-- START OF Source material --

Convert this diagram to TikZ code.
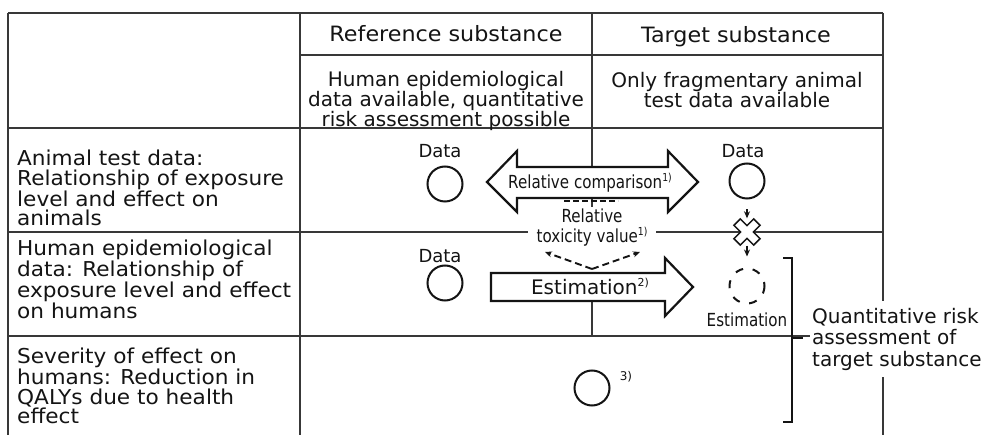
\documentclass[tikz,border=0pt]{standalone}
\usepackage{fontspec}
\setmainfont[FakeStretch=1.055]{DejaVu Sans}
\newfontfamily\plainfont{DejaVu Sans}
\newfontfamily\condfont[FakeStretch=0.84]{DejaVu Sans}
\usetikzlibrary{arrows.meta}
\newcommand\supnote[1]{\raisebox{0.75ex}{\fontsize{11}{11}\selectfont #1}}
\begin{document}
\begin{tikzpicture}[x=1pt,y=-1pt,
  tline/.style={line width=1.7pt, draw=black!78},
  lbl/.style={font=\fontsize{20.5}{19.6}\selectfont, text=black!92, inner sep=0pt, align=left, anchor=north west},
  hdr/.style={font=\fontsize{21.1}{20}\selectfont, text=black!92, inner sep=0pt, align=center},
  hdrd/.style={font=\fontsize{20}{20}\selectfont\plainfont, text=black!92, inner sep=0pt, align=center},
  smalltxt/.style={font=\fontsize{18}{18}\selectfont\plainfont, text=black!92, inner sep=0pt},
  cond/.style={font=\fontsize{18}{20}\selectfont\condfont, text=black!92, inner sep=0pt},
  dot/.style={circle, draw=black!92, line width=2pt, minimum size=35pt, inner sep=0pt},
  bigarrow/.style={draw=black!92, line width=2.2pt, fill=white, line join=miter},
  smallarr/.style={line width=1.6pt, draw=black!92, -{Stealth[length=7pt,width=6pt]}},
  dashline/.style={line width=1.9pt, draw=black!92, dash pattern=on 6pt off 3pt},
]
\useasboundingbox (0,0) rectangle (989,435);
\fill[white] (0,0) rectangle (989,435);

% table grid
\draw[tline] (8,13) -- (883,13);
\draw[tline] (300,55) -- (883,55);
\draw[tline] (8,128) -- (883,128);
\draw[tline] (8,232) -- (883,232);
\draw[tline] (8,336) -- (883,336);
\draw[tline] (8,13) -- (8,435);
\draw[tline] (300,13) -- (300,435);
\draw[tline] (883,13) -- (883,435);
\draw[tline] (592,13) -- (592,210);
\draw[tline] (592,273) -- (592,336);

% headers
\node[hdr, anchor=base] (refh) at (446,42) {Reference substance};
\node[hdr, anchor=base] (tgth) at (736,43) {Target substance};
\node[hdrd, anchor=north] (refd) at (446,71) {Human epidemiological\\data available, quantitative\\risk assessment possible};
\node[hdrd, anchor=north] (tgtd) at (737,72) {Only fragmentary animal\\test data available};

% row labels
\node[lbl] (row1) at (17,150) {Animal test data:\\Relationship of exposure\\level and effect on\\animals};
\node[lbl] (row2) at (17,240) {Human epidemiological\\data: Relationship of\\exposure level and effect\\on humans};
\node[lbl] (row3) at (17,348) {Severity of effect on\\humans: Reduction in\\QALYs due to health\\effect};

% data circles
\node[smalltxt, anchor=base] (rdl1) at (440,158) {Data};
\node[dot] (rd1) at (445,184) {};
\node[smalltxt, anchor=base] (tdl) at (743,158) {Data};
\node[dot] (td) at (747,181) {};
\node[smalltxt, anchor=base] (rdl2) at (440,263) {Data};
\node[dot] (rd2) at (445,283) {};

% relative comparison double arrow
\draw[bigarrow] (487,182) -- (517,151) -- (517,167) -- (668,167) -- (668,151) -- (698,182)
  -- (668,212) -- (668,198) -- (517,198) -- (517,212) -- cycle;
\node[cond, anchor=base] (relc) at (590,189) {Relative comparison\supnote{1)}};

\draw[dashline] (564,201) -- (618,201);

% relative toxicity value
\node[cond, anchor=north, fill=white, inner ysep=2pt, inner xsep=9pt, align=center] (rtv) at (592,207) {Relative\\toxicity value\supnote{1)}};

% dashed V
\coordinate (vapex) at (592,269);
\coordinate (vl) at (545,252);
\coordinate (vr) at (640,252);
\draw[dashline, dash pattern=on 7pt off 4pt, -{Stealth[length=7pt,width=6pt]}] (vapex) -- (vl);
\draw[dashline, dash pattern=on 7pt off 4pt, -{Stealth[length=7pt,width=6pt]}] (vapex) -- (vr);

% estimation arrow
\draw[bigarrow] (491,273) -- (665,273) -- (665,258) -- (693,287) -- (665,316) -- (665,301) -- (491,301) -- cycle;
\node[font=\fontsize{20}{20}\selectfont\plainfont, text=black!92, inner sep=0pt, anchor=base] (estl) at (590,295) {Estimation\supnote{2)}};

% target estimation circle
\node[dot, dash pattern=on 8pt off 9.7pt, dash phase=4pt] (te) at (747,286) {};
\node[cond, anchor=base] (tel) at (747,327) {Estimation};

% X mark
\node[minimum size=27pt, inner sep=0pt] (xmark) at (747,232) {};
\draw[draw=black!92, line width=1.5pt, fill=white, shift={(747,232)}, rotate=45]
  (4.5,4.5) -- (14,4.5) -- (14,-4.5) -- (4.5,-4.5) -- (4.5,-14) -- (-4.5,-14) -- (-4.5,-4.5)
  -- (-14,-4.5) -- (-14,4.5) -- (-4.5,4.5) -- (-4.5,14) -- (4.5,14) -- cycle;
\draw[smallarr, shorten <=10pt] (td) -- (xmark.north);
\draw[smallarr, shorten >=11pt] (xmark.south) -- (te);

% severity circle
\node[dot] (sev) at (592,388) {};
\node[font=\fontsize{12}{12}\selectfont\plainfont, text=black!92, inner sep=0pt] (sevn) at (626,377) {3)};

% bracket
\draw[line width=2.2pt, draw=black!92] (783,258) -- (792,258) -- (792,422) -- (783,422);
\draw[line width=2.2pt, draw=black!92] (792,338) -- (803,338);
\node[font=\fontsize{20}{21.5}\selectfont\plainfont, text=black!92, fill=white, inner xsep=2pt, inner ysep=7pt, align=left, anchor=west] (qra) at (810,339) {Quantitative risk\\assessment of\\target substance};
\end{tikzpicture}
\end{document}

-- END OF Source material --

## Short task
Repeat the material above verbatim, with no pictures in the output.

## Response to the task
Convert this diagram to TikZ code.
\documentclass[tikz,border=0pt]{standalone}
\usepackage{fontspec}
\setmainfont[FakeStretch=1.055]{DejaVu Sans}
\newfontfamily\plainfont{DejaVu Sans}
\newfontfamily\condfont[FakeStretch=0.84]{DejaVu Sans}
\usetikzlibrary{arrows.meta}
\newcommand\supnote[1]{\raisebox{0.75ex}{\fontsize{11}{11}\selectfont #1}}
\begin{document}
\begin{tikzpicture}[x=1pt,y=-1pt,
  tline/.style={line width=1.7pt, draw=black!78},
  lbl/.style={font=\fontsize{20.5}{19.6}\selectfont, text=black!92, inner sep=0pt, align=left, anchor=north west},
  hdr/.style={font=\fontsize{21.1}{20}\selectfont, text=black!92, inner sep=0pt, align=center},
  hdrd/.style={font=\fontsize{20}{20}\selectfont\plainfont, text=black!92, inner sep=0pt, align=center},
  smalltxt/.style={font=\fontsize{18}{18}\selectfont\plainfont, text=black!92, inner sep=0pt},
  cond/.style={font=\fontsize{18}{20}\selectfont\condfont, text=black!92, inner sep=0pt},
  dot/.style={circle, draw=black!92, line width=2pt, minimum size=35pt, inner sep=0pt},
  bigarrow/.style={draw=black!92, line width=2.2pt, fill=white, line join=miter},
  smallarr/.style={line width=1.6pt, draw=black!92, -{Stealth[length=7pt,width=6pt]}},
  dashline/.style={line width=1.9pt, draw=black!92, dash pattern=on 6pt off 3pt},
]
\useasboundingbox (0,0) rectangle (989,435);
\fill[white] (0,0) rectangle (989,435);

% table grid
\draw[tline] (8,13) -- (883,13);
\draw[tline] (300,55) -- (883,55);
\draw[tline] (8,128) -- (883,128);
\draw[tline] (8,232) -- (883,232);
\draw[tline] (8,336) -- (883,336);
\draw[tline] (8,13) -- (8,435);
\draw[tline] (300,13) -- (300,435);
\draw[tline] (883,13) -- (883,435);
\draw[tline] (592,13) -- (592,210);
\draw[tline] (592,273) -- (592,336);

% headers
\node[hdr, anchor=base] (refh) at (446,42) {Reference substance};
\node[hdr, anchor=base] (tgth) at (736,43) {Target substance};
\node[hdrd, anchor=north] (refd) at (446,71) {Human epidemiological\\data available, quantitative\\risk assessment possible};
\node[hdrd, anchor=north] (tgtd) at (737,72) {Only fragmentary animal\\test data available};

% row labels
\node[lbl] (row1) at (17,150) {Animal test data:\\Relationship of exposure\\level and effect on\\animals};
\node[lbl] (row2) at (17,240) {Human epidemiological\\data: Relationship of\\exposure level and effect\\on humans};
\node[lbl] (row3) at (17,348) {Severity of effect on\\humans: Reduction in\\QALYs due to health\\effect};

% data circles
\node[smalltxt, anchor=base] (rdl1) at (440,158) {Data};
\node[dot] (rd1) at (445,184) {};
\node[smalltxt, anchor=base] (tdl) at (743,158) {Data};
\node[dot] (td) at (747,181) {};
\node[smalltxt, anchor=base] (rdl2) at (440,263) {Data};
\node[dot] (rd2) at (445,283) {};

% relative comparison double arrow
\draw[bigarrow] (487,182) -- (517,151) -- (517,167) -- (668,167) -- (668,151) -- (698,182)
  -- (668,212) -- (668,198) -- (517,198) -- (517,212) -- cycle;
\node[cond, anchor=base] (relc) at (590,189) {Relative comparison\supnote{1)}};

\draw[dashline] (564,201) -- (618,201);

% relative toxicity value
\node[cond, anchor=north, fill=white, inner ysep=2pt, inner xsep=9pt, align=center] (rtv) at (592,207) {Relative\\toxicity value\supnote{1)}};

% dashed V
\coordinate (vapex) at (592,269);
\coordinate (vl) at (545,252);
\coordinate (vr) at (640,252);
\draw[dashline, dash pattern=on 7pt off 4pt, -{Stealth[length=7pt,width=6pt]}] (vapex) -- (vl);
\draw[dashline, dash pattern=on 7pt off 4pt, -{Stealth[length=7pt,width=6pt]}] (vapex) -- (vr);

% estimation arrow
\draw[bigarrow] (491,273) -- (665,273) -- (665,258) -- (693,287) -- (665,316) -- (665,301) -- (491,301) -- cycle;
\node[font=\fontsize{20}{20}\selectfont\plainfont, text=black!92, inner sep=0pt, anchor=base] (estl) at (590,295) {Estimation\supnote{2)}};

% target estimation circle
\node[dot, dash pattern=on 8pt off 9.7pt, dash phase=4pt] (te) at (747,286) {};
\node[cond, anchor=base] (tel) at (747,327) {Estimation};

% X mark
\node[minimum size=27pt, inner sep=0pt] (xmark) at (747,232) {};
\draw[draw=black!92, line width=1.5pt, fill=white, shift={(747,232)}, rotate=45]
  (4.5,4.5) -- (14,4.5) -- (14,-4.5) -- (4.5,-4.5) -- (4.5,-14) -- (-4.5,-14) -- (-4.5,-4.5)
  -- (-14,-4.5) -- (-14,4.5) -- (-4.5,4.5) -- (-4.5,14) -- (4.5,14) -- cycle;
\draw[smallarr, shorten <=10pt] (td) -- (xmark.north);
\draw[smallarr, shorten >=11pt] (xmark.south) -- (te);

% severity circle
\node[dot] (sev) at (592,388) {};
\node[font=\fontsize{12}{12}\selectfont\plainfont, text=black!92, inner sep=0pt] (sevn) at (626,377) {3)};

% bracket
\draw[line width=2.2pt, draw=black!92] (783,258) -- (792,258) -- (792,422) -- (783,422);
\draw[line width=2.2pt, draw=black!92] (792,338) -- (803,338);
\node[font=\fontsize{20}{21.5}\selectfont\plainfont, text=black!92, fill=white, inner xsep=2pt, inner ysep=7pt, align=left, anchor=west] (qra) at (810,339) {Quantitative risk\\assessment of\\target substance};
\end{tikzpicture}
\end{document}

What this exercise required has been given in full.